Consuelo explica, ainda, que mesmo que a prefeitura de Salvador tenha os protocolos próprios de retorno que as escolas devem seguir, cada instituição pode elaborar suas diretrizes. Para isso, a escola realizou algumas pesquisas junto às famílias, como para entender quais redes sociais eram mais utilizadas e quais seriam as mudanças necessárias na rotina da instituição para aquelas que se sentissem confortáveis em mandar novamente os filhos para a escola.
“Nós procuramos ouvir essas famílias sobre as estratégias que usamos nos vídeos produzidos pelos professores e também nos blocos de vivência impressos. Quisemos saber o que acharam da qualidade dos materiais, se estavam ajudando ou não, se eles conseguiam entender as propostas e quais eram as maiores dificuldades, ao que responderam que era o tempo para estar junto com a criança e executar as atividades”, afirma a gestora.
Atenção ao professor
Antes de todo esse processo, entretanto, a escola precisou dar dois passos atrás para atender a equipe de professores e funcionários, que, com a chegada da pandemia no Brasil e a falta de respostas concretas sobre o cenário, sentiu-se vulnerável e fragilizada. Nesse sentido, Consuelo explica que a instituição continuou com a ideia de pensar articulações com as famílias nesse momento inicial e, paralelamente, também apoiar os próprios funcionários da instituição por meio de uma rede de parceiros.
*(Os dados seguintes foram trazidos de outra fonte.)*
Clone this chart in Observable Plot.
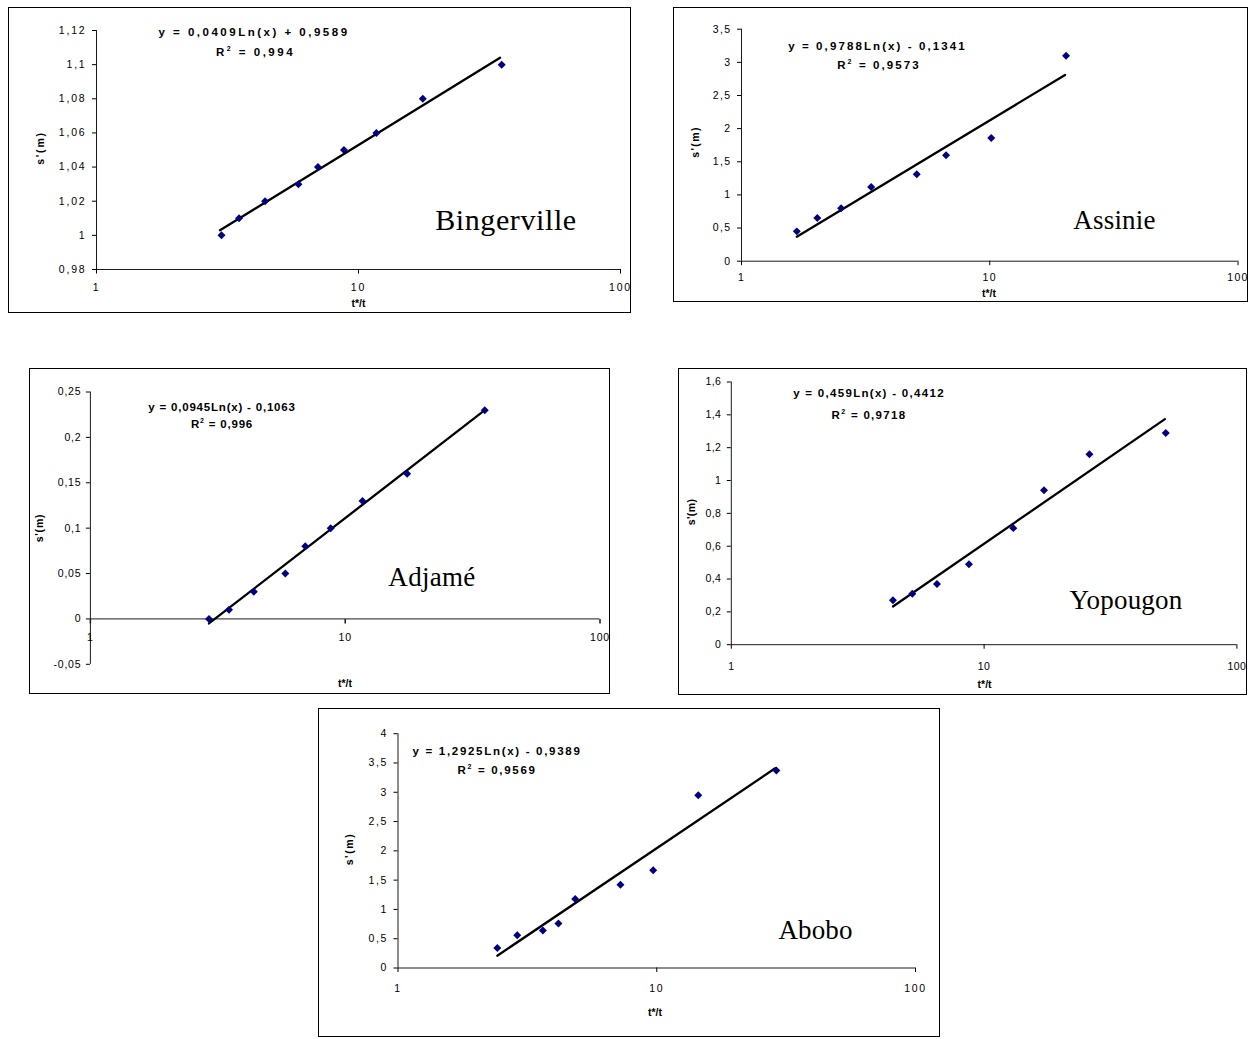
<!DOCTYPE html>
<html><head><meta charset="utf-8">
<script src="https://cdn.jsdelivr.net/npm/d3@7"></script>
<script src="https://cdn.jsdelivr.net/npm/@observablehq/plot@0.6"></script>
<style>
body{margin:0;background:#fff;}
#page{position:relative;width:1254px;height:1039px;overflow:hidden;background:#fff;font-family:"Liberation Sans",Arial,sans-serif;color:#000;}
.box{position:absolute;border:1.5px solid #000;box-sizing:border-box;pointer-events:none;}
.svgwrap{position:absolute;}
.lbl{position:absolute;transform:translate(-50%,-50%);white-space:nowrap;line-height:1;}
.eq{font-weight:bold;font-size:11.5px;}
.eq sup{font-size:7px;vertical-align:5px;line-height:0;}
.ax{font-weight:bold;font-size:10.5px;}
.rot{transform:translate(-50%,-50%) rotate(-90deg);}
.place{font-family:"Liberation Serif","Times New Roman",serif;font-size:27px;}
</style>
</head><body><div id="page"></div>
<script>
// ---- data ----
const xTicks = [1, 10, 100];

const bingervilleT = [3.0, 3.5, 4.4, 5.9, 7.0, 8.8, 11.7, 17.6, 35.2];
const bingervilleS = [1.00, 1.01, 1.02, 1.03, 1.04, 1.05, 1.06, 1.08, 1.10];
const bingervilleTrendT = [2.96, 34.7];
const bingervilleTrendS = [1.003, 1.104];
const bingervilleYTicks = [0.98, 1, 1.02, 1.04, 1.06, 1.08, 1.1, 1.12];

const assinieT = [1.67, 2.02, 2.52, 3.33, 5.08, 6.67, 10.14, 20.3];
const assinieS = [0.45, 0.65, 0.80, 1.12, 1.31, 1.60, 1.86, 3.10];
const assinieTrendT = [1.67, 20.1];
const assinieTrendS = [0.37, 2.81];
const assinieYTicks = [0, 0.5, 1, 1.5, 2, 2.5, 3, 3.5];

const adjameT = [2.92, 3.5, 4.38, 5.82, 6.97, 8.77, 11.69, 17.5, 35.3];
const adjameS = [0.00, 0.01, 0.03, 0.05, 0.08, 0.10, 0.13, 0.16, 0.23];
const adjameTrendT = [2.92, 35.3];
const adjameTrendS = [-0.005, 0.23];
const adjameYTicks = [-0.05, 0, 0.05, 0.1, 0.15, 0.2, 0.25];

const yopougonT = [4.36, 5.20, 6.51, 8.71, 13.05, 17.26, 26.1, 52.3];
const yopougonS = [0.27, 0.31, 0.37, 0.49, 0.71, 0.94, 1.16, 1.29];
const yopougonTrendT = [4.36, 51.9];
const yopougonTrendS = [0.233, 1.374];
const yopougonYTicks = [0, 0.2, 0.4, 0.6, 0.8, 1, 1.2, 1.4, 1.6];

const aboboT = [2.42, 2.89, 3.63, 4.17, 4.84, 7.24, 9.69, 14.47, 29.0];
const aboboS = [0.34, 0.56, 0.64, 0.76, 1.18, 1.42, 1.67, 2.95, 3.37];
const aboboTrendT = [2.42, 28.7];
const aboboTrendS = [0.21, 3.41];
const aboboYTicks = [0, 0.5, 1, 1.5, 2, 2.5, 3, 3.5, 4];

const placeNames = ["Bingerville", "Assinie", "Adjamé", "Yopougon", "Abobo"];
const equations = ["y = 0,0409Ln(x) + 0,9589", "y = 0,9788Ln(x) - 0,1341", "y = 0,0945Ln(x) - 0,1063", "y = 0,459Ln(x) - 0,4412", "y = 1,2925Ln(x) - 0,9389"];
const r2Values = ["0,994", "0,9573", "0,996", "0,9718", "0,9569"];
const yLabel = "s'(m)";
const xLabel = "t*/t";

// ---- layout (positions only) ----
const layout = [
  {box:[8,7,631,313], frame:[96,30,620,269], yPad:6, xPad:10, ls:1.8, els:2.5,
   eqPos:[254,33], r2Pos:[255.5,53], yl:[39.5,148], xl:[358.5,303], np:[506,219.5], nfs:30, nls:0.6, bottomAxis:true},
  {box:[673,7,1248,302], frame:[741,28.7,1237.5,260.7], yPad:6, xPad:8, ls:1.4, els:2.1,
   eqPos:[877.5,46.7], r2Pos:[879,65.7], yl:[695,141.7], xl:[989,292.7], np:[1114.5,220], nfs:27, nls:0.2, bottomAxis:true},
  {box:[28.5,367.5,610,693.5], frame:[89.4,391,599,663.3], yPad:5, xPad:19, ls:0.8, els:0.8,
   eqPos:[222,407.7], r2Pos:[222,425], yl:[39,528], xl:[345,682.7], np:[432,576.5], nfs:27, nls:0.3, bottomAxis:false},
  {box:[678,367.5,1247,694.5], frame:[730.8,381,1236.4,643.7], yPad:6, xPad:13, ls:0.4, els:1.3,
   eqPos:[869,394.3], r2Pos:[869,416], yl:[690.5,511.7], xl:[984.6,684], np:[1126,600], nfs:27, nls:0.2, bottomAxis:true},
  {box:[317.5,707.5,940,1037], frame:[397,732.7,914.5,967], yPad:6, xPad:12, ls:1.6, els:1.7,
   eqPos:[497,752.3], r2Pos:[497,770.7], yl:[349,849], xl:[655,1012.3], np:[815.5,930], nfs:27, nls:0.1, bottomAxis:true}
];

const series = [
  {t:bingervilleT, s:bingervilleS, tt:bingervilleTrendT, ts:bingervilleTrendS, yt:bingervilleYTicks},
  {t:assinieT, s:assinieS, tt:assinieTrendT, ts:assinieTrendS, yt:assinieYTicks},
  {t:adjameT, s:adjameS, tt:adjameTrendT, ts:adjameTrendS, yt:adjameYTicks},
  {t:yopougonT, s:yopougonS, tt:yopougonTrendT, ts:yopougonTrendS, yt:yopougonYTicks},
  {t:aboboT, s:aboboS, tt:aboboTrendT, ts:aboboTrendS, yt:aboboYTicks}
];

const page = document.getElementById("page");
const fmtY = d => String(d).replace(".", ",");
const tickDown = {draw(ctx){ ctx.moveTo(0,0); ctx.lineTo(0,4.5); }};
const axisColor = "#1a1a1a";

function addLabel(html, pos, cls, extraStyle) {
  const el = document.createElement("div");
  el.className = "lbl " + cls;
  el.innerHTML = html;
  el.style.left = pos[0] + "px";
  el.style.top = pos[1] + "px";
  if (extraStyle) Object.assign(el.style, extraStyle);
  page.appendChild(el);
}

series.forEach((d, k) => {
  const L = layout[k];
  const [bx0, by0, bx1, by1] = L.box;
  const [fx0, fy0, fx1, fy1] = L.frame;
  const W = bx1 - bx0, H = by1 - by0;
  const pts = d.t.map((t, i) => ({t, s: d.s[i]}));
  const trend = d.tt.map((t, i) => ({t, s: d.ts[i]}));
  const base = L.bottomAxis ? d.yt[0] : 0;
  const marks = [
    Plot.ruleX([1], {stroke: axisColor}),
    Plot.ruleY([base], {stroke: axisColor}),
    Plot.axisY({ticks: d.yt, tickFormat: fmtY, tickSize: 4, tickPadding: L.yPad, label: null})
  ];
  if (L.bottomAxis) {
    marks.push(Plot.axisX({ticks: xTicks, tickFormat: v => String(v), tickSize: 4.5, tickPadding: L.xPad, label: null}));
  } else {
    marks.push(Plot.dot(xTicks, {x: v => v, y: () => base, symbol: tickDown, r: 4, stroke: axisColor, fill: "none"}));
    marks.push(Plot.text(xTicks, {x: v => v, y: () => base, dy: L.xPad, text: v => String(v)}));
  }
  marks.push(Plot.line(trend, {x: "t", y: "s", stroke: "#000", strokeWidth: 2.3}));
  marks.push(Plot.dot(pts, {x: "t", y: "s", symbol: "diamond2", r: 3.6, fill: "#000080", stroke: "none"}));

  const svg = Plot.plot({
    width: W, height: H,
    marginLeft: fx0 - bx0, marginRight: bx1 - fx1,
    marginTop: fy0 - by0, marginBottom: by1 - fy1,
    x: {type: "log", domain: [1, 100], axis: null},
    y: {domain: [d.yt[0], d.yt[d.yt.length - 1]], axis: null},
    style: {fontFamily: '"Liberation Sans", Arial, sans-serif', fontSize: "10.5px", letterSpacing: L.ls + "px", overflow: "visible", background: "transparent", color: "#000"},
    marks
  });
  const wrap = document.createElement("div");
  wrap.className = "svgwrap";
  Object.assign(wrap.style, {left: bx0 + "px", top: by0 + "px", width: W + "px", height: H + "px"});
  wrap.appendChild(svg);
  page.appendChild(wrap);

  const box = document.createElement("div");
  box.className = "box";
  Object.assign(box.style, {left: bx0 + "px", top: by0 + "px", width: W + "px", height: H + "px"});
  page.appendChild(box);

  addLabel(equations[k], L.eqPos, "eq", {letterSpacing: L.els + "px"});
  addLabel("R<sup>2</sup> = " + r2Values[k], L.r2Pos, "eq", {letterSpacing: L.els + "px"});
  addLabel(yLabel, L.yl, "ax rot", {letterSpacing: L.ls + "px"});
  addLabel(xLabel, L.xl, "ax", {});
  addLabel(placeNames[k], L.np, "place", {letterSpacing: L.nls + "px", fontSize: L.nfs + "px"});
});
</script>
</body></html>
“Nós trouxemos terapeutas e psicólogos para realizarem oficinas de relaxamento e respiração, promovemos uma conversa com uma infectologista da Fiocruz (Fundação Oswaldo Cruz) para explicar a doença e criamos o Café Pedagógico, que são encontros sobre poesia e bate-papo. Se alguém demandasse um atendimento mais individualizado, verificávamos se algum psicólogo poderia atender gratuitamente. Com isso, fomos fortalecendo nossa equipe para que, depois, o planejamento pudesse fluir.”
Outro ponto de destaque ao longo de 2020 foi a possibilidade de entrar em contato com redes de ensino de outras regiões e compreender o que estavam vivenciando e quais soluções estavam adotando para seus desafios. Nessa linha, ela reforça a importância de considerar as particularidades e características dos territórios, bem como incentivar a participação de diversos atores na elaboração dos protocolos de retornos e das mudanças que serão necessárias para as escolas no pós-pandemia.
“Não dá para o Executivo e as secretarias de educação do município ou do estado fazerem protocolos únicos ou pensarem a rede como uma só. É importante que se pense não de forma globalizada nem uniforme, mas sim respeitando as especificidades de cada local a partir de uma escuta”, completa.